According to the head of the agency, Ja’afaru Ahmed, 51,983 inmates are awaiting trial out of the prison’s total population of 73, 726 inmates. That is about 70 per cent of the total.
Only 22, 773 inmates have been convicted, he said.
He gave the figures during the announcement of the 2020 Presidential Pardon and Clemency to inmates and ex-convicts.
The government has announced pardons aimed at decongesting correctional centres across the country amidst a coronavirus pandemic.
The latest statistics builds on previous ones that suggests that Nigerian prisons may hold more innocent people than criminals.
A Premium Times investigation in 2019 revealed how many inmates detained for what should pass as petty crimes have been forgotten in prison.
Some inmates found themselves in prisons only due to the suspicion of having committed a crime, and not an actual conviction. Arrests over petty crime such as shoplifting and traffic offenses also often see people land in maximum security prisons without being charged.

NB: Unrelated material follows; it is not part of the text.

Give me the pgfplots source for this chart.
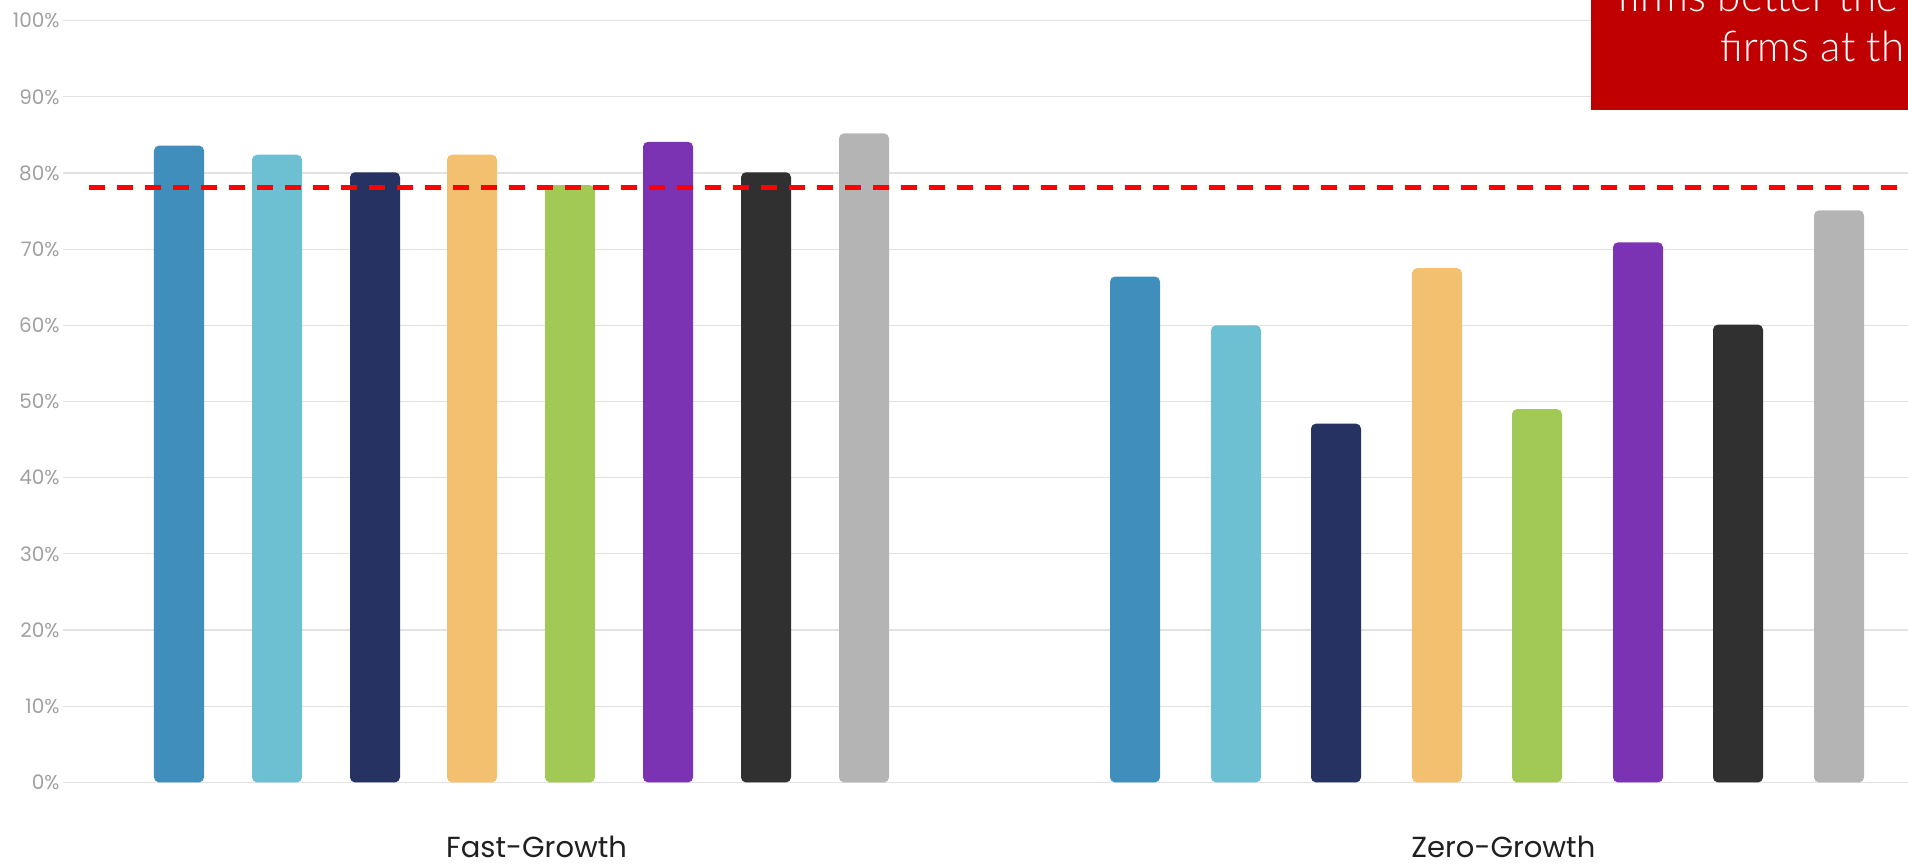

The Minister of Interior Rauf Aregbesola who announced the pardon at a press conference in Abuja, explained that the president had also approved the release of 2,600 inmates across various custodial centres in the 36 states of the federation.
Only inmates that are 60 years old and above, those suffering from ill-health that are likely to terminate in death, convicts serving three years and above and have less than six months to serve, inmates with mental health issues, and inmates with options of fines not exceeding N50,000 and have no pending case are eligible for the pardon.